What we know religiously is what we are committed to as if it were true, because it is true for us. What are the basics of this truth that hopefully we are living by?

The Dalai Lama says that compassion, the alleviation of suffering was Buddha’s driving passion, and Karen Armstrong, historian of the great religions, writes that all the main world religions lifted up compassion as the ethical core. I don’t think it’s unwarranted skepticism that makes me ask, why in the world isn't there more evidence of that? Why do the religions we have known best seem better at separating the sheep from the goats, and what did goats ever do to earn that negative? In that time-worn distinction, the sheep are those loved and tended by the good shepherd and the goats are the rejected. Jesus, take that put-down of the goats back!

As alike as we all are, and scientists say our DNA is about 99% the same, and our DNA is even about 98% the same as the animal world, as alike as we all are, humans seem to need to fix on differences. And differences, minuscule in the scheme, the DNA of things, can be used to use and abuse, to put down goats or people for just being who they are.

We UUs say we believe in the inherent dignity of all people. Do we really treat each other as if we know that to be true because we want it to be true and are committed to it?

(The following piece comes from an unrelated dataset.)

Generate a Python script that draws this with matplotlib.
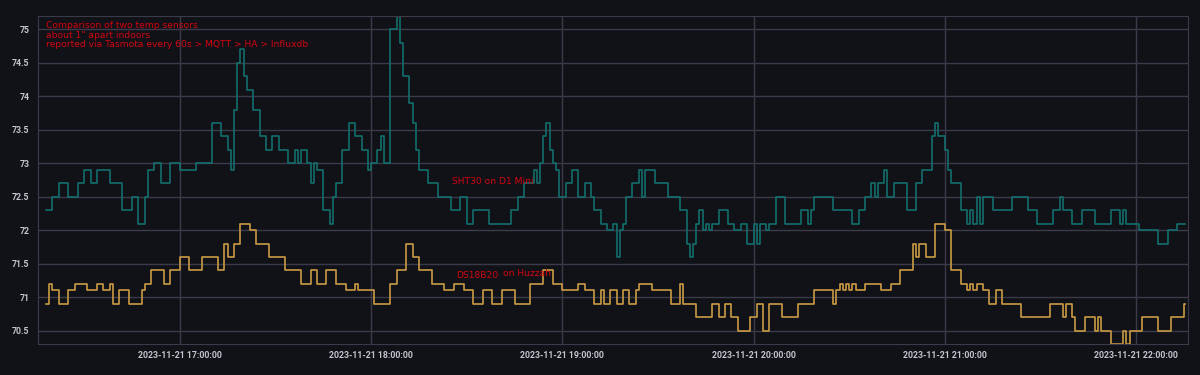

A little humility about how much we actually do know is a good thing, and hopefully opens us up to learning a little more. But more than one author has written, we know enough to live committed lives, lives committed to the truth, like the dignity of all. The problem isn’t the knowing but the commitment. We are against putting down and separating out, even goats.  Amen.

I Don't Know, a sermon delivered by the Rev. Bob MacDonald at 1stUUPB, Sep 7, 2014.